PROVIDED ENTRIES:
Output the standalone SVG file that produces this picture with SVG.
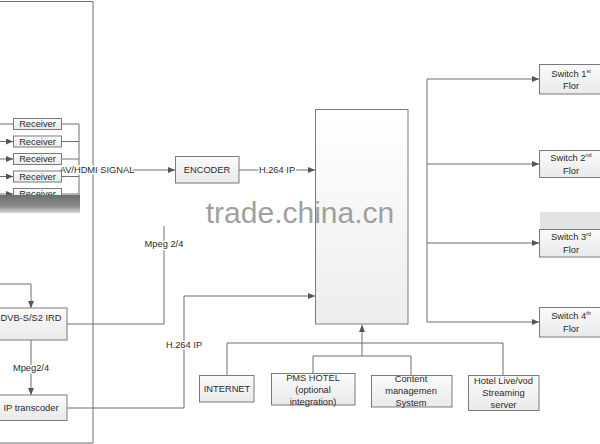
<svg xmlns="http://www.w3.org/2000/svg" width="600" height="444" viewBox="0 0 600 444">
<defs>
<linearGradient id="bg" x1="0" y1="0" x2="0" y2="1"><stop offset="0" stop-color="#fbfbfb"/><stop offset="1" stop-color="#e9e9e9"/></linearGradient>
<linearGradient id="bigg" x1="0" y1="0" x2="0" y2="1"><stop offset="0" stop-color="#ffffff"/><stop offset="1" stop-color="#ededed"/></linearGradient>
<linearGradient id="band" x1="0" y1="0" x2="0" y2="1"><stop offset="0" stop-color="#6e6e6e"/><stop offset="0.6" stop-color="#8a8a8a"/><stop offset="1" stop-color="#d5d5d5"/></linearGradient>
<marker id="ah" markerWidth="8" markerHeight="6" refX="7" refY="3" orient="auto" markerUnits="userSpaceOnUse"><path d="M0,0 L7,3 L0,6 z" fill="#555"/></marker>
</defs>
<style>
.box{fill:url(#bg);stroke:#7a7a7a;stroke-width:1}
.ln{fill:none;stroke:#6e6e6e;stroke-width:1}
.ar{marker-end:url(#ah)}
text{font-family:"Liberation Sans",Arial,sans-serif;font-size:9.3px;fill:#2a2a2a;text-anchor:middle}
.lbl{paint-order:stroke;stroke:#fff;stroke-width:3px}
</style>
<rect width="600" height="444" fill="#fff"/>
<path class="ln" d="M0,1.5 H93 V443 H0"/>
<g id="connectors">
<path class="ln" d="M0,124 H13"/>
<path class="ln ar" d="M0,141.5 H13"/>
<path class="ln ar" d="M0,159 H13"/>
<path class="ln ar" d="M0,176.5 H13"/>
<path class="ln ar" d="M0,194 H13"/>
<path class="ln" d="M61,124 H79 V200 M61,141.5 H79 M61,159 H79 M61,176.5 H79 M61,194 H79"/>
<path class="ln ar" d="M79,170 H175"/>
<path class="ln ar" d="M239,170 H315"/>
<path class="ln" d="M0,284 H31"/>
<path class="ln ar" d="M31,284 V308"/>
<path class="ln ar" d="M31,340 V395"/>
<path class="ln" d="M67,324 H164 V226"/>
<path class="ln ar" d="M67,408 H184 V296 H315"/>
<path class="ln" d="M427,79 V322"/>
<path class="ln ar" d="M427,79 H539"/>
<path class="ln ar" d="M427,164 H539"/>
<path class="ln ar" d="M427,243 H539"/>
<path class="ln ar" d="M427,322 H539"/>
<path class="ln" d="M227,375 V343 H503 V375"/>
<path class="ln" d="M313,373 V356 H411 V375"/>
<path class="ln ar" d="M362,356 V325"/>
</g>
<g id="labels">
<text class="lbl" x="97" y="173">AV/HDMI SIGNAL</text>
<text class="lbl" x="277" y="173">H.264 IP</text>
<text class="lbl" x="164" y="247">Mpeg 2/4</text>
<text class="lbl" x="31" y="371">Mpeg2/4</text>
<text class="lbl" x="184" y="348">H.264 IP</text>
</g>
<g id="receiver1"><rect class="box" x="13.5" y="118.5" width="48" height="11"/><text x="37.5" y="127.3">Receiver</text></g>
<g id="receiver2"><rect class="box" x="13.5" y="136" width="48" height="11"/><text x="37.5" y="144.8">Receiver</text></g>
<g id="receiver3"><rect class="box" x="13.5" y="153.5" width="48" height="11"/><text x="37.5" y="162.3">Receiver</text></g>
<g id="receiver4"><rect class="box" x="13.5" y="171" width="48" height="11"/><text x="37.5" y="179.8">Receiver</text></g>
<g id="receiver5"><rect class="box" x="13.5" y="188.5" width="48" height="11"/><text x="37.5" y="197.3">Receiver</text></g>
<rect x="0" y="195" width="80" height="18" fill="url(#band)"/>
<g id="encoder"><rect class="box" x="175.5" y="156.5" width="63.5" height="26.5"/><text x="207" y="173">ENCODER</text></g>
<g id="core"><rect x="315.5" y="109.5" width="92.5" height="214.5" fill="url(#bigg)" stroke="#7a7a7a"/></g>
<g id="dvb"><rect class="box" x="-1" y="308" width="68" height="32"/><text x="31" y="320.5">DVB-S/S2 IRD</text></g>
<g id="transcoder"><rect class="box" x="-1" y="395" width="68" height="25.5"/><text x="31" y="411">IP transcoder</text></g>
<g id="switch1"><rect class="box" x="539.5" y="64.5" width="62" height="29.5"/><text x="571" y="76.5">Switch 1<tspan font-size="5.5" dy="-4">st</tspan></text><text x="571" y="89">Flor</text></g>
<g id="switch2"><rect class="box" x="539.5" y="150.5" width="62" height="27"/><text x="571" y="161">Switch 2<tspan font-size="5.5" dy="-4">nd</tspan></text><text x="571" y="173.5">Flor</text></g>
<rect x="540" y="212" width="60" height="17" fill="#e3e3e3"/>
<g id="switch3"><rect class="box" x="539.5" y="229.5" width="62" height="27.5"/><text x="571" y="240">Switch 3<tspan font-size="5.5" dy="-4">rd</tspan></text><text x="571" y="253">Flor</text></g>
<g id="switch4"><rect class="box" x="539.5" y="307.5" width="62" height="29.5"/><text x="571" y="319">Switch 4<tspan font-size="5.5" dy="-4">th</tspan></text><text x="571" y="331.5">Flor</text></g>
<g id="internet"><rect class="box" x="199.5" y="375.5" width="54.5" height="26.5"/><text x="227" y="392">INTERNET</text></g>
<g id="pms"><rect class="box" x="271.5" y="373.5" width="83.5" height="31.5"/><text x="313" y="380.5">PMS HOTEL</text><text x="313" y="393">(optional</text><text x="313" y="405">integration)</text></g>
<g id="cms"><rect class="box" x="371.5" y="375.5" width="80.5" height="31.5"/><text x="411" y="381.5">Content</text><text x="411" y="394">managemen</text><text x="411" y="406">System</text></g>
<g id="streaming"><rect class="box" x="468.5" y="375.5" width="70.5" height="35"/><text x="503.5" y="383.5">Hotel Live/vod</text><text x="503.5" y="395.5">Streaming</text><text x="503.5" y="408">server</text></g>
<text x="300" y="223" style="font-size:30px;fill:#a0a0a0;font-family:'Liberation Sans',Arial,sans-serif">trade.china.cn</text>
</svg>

---

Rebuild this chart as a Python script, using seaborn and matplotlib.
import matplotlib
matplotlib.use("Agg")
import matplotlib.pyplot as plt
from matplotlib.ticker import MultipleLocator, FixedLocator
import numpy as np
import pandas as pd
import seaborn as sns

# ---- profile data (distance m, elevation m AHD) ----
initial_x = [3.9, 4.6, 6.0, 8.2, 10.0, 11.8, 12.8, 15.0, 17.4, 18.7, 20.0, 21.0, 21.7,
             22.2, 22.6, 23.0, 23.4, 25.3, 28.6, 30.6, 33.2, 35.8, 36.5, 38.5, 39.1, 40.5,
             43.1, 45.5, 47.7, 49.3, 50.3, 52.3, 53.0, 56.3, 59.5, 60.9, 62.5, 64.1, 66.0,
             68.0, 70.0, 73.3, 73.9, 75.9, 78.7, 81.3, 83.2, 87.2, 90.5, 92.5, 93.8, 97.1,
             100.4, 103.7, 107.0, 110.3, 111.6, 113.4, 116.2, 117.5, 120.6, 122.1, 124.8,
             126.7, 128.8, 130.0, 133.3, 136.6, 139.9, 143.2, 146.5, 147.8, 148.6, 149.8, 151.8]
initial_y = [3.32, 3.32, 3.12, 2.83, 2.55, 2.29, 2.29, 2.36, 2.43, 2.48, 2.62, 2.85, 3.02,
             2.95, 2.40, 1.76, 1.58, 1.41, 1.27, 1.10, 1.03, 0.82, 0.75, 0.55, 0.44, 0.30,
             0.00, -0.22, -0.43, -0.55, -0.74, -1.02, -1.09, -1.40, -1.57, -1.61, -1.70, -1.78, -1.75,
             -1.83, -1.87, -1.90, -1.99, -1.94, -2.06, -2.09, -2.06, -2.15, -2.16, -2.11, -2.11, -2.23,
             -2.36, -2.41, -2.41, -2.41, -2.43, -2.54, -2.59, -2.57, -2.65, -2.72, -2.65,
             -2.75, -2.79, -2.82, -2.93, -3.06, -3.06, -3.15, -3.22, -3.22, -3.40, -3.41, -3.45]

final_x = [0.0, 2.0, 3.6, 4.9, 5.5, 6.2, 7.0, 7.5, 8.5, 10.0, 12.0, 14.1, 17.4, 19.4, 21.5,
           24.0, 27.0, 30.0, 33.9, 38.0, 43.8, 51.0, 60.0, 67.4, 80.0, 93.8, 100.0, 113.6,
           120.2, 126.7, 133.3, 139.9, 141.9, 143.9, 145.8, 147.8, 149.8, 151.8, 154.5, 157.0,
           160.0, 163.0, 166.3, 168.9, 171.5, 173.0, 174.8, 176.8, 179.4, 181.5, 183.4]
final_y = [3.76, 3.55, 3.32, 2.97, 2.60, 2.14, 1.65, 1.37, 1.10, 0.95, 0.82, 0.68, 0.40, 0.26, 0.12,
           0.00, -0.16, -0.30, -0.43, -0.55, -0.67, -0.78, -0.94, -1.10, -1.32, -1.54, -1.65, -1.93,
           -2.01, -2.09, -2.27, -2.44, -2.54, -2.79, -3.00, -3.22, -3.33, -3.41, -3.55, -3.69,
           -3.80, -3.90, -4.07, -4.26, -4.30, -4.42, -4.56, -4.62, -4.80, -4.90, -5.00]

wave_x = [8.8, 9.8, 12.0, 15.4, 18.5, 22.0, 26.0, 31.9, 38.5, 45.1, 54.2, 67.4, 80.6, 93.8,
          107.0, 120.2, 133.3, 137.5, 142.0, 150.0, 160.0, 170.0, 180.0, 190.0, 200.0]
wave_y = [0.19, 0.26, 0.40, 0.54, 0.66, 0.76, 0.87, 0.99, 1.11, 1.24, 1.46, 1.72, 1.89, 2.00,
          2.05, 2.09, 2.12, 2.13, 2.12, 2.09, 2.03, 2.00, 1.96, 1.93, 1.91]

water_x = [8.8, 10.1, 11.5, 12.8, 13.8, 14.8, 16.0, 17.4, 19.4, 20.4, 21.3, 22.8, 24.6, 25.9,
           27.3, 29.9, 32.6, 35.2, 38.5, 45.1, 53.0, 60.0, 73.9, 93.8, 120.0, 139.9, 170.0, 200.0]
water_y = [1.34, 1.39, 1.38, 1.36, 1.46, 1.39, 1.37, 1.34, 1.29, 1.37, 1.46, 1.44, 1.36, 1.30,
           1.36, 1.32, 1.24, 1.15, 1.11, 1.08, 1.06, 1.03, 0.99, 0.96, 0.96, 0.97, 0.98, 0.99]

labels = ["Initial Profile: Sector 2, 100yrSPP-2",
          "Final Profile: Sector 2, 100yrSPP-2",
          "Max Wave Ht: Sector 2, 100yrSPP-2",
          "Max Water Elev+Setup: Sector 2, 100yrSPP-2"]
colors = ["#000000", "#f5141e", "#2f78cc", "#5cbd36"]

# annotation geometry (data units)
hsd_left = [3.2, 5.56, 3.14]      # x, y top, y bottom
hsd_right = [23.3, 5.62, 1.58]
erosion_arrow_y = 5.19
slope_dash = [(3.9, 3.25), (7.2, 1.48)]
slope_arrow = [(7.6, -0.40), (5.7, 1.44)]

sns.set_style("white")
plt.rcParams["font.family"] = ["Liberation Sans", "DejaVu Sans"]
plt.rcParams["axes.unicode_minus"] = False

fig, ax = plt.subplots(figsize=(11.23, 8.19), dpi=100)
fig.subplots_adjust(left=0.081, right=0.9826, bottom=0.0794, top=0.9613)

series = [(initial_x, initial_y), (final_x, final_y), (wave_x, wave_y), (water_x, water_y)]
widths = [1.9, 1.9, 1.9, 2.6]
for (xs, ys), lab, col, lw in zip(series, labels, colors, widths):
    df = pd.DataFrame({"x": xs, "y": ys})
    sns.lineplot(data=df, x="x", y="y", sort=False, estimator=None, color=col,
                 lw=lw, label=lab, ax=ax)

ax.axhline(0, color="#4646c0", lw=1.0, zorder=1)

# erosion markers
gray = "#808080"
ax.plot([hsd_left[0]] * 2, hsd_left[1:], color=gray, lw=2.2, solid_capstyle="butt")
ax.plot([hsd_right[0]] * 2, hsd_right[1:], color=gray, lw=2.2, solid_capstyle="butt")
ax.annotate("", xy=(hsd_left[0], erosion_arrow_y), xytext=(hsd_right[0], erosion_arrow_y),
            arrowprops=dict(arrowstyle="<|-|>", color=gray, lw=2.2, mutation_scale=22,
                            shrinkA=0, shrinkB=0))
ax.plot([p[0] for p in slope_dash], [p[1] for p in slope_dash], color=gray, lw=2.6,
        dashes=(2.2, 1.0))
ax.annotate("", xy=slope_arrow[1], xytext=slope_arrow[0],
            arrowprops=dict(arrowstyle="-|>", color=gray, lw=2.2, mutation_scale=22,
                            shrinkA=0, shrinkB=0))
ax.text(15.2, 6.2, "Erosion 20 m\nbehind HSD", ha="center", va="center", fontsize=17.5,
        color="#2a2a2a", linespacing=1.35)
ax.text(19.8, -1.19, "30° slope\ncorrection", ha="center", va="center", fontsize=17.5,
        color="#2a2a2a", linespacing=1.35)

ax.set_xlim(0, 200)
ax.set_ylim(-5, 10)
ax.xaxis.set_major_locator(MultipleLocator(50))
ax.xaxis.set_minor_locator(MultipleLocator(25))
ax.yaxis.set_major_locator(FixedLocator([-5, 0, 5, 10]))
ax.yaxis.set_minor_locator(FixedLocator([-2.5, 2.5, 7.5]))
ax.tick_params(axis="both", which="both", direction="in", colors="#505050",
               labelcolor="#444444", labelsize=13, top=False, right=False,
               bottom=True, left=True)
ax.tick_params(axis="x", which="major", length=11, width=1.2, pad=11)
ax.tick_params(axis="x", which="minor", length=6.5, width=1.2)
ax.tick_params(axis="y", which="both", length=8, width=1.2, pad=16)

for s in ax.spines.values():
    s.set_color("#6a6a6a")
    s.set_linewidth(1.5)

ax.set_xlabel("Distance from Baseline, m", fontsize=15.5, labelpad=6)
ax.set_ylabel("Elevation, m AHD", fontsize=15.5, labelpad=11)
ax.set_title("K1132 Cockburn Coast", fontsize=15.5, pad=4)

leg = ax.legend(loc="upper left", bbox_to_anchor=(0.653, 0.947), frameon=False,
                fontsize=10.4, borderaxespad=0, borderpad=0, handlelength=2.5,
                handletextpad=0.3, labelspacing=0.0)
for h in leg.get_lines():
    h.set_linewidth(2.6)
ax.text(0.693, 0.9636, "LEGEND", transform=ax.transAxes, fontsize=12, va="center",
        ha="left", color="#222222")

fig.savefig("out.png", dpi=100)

* * *

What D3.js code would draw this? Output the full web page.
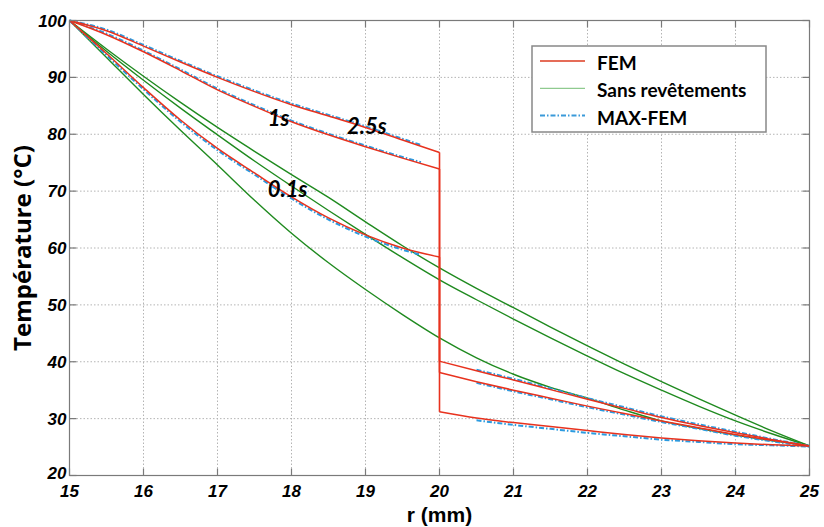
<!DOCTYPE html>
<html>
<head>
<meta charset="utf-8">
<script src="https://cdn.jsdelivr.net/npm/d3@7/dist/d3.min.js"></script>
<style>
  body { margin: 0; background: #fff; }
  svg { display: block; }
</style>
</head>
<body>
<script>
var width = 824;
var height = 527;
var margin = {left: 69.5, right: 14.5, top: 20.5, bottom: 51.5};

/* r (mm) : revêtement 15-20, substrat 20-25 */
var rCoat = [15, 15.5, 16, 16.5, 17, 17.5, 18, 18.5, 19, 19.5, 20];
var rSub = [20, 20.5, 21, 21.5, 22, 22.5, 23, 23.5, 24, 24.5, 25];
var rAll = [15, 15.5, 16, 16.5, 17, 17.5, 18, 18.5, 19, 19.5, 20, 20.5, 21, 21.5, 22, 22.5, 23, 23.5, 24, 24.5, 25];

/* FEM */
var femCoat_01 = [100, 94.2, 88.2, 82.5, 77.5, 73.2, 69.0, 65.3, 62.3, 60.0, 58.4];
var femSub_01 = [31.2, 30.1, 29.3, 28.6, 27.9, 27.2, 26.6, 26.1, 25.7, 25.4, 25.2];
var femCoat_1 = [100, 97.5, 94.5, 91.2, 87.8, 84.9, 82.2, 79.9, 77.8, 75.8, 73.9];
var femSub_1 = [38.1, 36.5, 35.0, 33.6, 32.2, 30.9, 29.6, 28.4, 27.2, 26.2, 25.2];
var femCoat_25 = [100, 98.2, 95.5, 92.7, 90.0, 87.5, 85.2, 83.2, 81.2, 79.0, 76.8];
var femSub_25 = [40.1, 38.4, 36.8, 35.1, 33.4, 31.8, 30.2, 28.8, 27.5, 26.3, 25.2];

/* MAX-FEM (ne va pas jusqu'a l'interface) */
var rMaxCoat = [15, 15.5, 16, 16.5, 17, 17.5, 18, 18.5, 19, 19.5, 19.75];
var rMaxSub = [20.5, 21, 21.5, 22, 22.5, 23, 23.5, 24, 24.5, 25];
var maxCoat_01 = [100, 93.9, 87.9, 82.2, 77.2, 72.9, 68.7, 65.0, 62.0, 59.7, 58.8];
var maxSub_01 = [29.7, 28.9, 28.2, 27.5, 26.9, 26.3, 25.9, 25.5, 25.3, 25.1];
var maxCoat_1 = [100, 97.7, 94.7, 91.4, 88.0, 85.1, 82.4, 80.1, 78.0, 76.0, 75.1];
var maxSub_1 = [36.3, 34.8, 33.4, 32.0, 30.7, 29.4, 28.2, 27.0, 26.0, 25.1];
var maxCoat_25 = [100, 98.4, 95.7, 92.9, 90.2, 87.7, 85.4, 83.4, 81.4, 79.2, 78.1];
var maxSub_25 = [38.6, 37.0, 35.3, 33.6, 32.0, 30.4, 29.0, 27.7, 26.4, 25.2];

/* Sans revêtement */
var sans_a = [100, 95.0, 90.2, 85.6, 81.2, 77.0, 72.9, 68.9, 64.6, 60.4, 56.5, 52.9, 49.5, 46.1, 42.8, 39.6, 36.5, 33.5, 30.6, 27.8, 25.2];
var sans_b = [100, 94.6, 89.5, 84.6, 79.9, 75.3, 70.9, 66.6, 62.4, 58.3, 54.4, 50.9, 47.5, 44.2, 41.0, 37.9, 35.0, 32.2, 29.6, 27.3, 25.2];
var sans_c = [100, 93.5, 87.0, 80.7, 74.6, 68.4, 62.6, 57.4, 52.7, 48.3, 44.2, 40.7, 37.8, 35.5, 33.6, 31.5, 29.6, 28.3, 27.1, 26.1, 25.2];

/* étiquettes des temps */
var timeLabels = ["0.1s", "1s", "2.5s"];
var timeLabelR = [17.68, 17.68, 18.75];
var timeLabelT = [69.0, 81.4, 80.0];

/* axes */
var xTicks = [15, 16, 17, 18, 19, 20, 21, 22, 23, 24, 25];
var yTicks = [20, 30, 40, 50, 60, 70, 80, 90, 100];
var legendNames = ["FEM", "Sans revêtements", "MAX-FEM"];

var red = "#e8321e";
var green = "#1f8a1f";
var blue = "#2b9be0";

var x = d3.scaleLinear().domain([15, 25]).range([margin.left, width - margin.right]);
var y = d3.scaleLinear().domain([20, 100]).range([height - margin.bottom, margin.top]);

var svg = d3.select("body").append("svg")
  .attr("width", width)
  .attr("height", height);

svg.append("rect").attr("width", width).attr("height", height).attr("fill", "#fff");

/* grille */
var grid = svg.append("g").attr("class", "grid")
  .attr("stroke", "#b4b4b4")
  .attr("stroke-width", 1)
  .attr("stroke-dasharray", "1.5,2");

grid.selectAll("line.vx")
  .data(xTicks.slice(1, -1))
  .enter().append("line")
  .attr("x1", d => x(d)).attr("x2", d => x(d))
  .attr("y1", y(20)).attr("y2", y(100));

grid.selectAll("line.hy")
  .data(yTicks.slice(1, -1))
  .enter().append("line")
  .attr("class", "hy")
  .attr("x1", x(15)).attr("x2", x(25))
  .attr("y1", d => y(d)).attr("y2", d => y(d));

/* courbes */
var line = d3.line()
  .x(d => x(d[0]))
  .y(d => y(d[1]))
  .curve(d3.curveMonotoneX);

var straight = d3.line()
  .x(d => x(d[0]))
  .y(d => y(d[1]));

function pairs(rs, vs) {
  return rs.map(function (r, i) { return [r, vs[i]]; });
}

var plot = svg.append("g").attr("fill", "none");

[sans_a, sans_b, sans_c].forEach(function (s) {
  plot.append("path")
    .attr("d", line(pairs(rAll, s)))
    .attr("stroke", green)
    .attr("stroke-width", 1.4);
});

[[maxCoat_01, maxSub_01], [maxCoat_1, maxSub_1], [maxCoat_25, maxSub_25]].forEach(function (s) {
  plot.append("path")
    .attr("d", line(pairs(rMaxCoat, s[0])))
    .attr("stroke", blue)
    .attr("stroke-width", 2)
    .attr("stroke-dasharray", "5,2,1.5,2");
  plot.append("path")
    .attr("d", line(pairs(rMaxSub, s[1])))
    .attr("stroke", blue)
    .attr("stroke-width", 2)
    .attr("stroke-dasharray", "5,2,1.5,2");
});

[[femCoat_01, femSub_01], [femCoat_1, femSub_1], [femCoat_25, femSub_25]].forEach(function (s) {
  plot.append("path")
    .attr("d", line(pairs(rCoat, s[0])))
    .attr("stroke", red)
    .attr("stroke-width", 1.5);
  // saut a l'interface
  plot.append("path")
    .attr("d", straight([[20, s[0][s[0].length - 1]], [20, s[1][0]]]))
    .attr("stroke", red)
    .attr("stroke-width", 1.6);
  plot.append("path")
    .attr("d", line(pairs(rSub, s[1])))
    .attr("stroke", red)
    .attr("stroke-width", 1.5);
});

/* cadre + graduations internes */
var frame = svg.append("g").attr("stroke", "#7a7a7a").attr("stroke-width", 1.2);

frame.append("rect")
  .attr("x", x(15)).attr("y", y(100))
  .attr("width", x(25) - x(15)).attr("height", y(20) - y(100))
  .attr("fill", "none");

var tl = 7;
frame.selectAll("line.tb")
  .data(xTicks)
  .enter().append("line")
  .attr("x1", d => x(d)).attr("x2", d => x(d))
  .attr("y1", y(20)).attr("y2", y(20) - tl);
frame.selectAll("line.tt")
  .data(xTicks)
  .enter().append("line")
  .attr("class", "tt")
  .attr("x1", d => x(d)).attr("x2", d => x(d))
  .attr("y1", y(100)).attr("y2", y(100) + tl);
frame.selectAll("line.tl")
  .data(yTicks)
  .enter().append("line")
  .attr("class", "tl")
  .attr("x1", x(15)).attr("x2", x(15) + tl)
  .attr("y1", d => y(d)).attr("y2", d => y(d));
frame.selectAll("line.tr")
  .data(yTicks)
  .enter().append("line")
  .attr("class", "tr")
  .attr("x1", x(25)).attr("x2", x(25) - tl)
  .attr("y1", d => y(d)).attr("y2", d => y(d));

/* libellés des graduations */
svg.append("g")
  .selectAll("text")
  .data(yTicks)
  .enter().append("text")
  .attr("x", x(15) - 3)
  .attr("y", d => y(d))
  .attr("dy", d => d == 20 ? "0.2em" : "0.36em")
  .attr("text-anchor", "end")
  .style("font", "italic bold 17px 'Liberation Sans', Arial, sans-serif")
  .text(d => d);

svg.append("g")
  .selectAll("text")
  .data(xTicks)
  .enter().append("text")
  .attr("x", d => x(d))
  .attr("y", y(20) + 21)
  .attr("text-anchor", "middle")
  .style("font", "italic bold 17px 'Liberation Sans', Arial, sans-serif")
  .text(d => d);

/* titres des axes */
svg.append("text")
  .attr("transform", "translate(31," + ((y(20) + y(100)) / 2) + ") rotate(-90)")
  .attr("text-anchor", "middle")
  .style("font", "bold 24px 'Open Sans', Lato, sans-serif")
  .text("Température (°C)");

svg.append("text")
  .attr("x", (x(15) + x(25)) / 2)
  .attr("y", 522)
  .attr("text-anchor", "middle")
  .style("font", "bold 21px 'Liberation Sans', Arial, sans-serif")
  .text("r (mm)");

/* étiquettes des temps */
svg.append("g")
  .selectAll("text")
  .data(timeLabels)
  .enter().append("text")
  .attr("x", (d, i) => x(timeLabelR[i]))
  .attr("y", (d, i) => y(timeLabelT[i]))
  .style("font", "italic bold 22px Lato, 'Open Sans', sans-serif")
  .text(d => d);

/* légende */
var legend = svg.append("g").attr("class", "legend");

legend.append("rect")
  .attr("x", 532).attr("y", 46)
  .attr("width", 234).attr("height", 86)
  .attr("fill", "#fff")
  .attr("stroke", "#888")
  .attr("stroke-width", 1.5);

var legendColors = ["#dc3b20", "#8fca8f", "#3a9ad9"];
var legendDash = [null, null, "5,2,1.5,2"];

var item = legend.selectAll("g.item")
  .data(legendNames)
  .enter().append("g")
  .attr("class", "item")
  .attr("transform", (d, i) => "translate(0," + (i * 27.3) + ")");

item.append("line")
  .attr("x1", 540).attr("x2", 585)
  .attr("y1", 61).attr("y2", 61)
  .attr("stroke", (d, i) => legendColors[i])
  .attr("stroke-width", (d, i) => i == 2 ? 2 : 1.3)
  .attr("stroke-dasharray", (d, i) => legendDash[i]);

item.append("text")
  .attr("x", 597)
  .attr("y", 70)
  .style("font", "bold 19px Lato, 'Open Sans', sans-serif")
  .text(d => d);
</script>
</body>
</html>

EXERCISE DIRECTIONS: List all lines holding the string "seaborn".

SOLUTION TO THIS TASK:
Rebuild this chart as a Python script, using seaborn and matplotlib.
import seaborn as sns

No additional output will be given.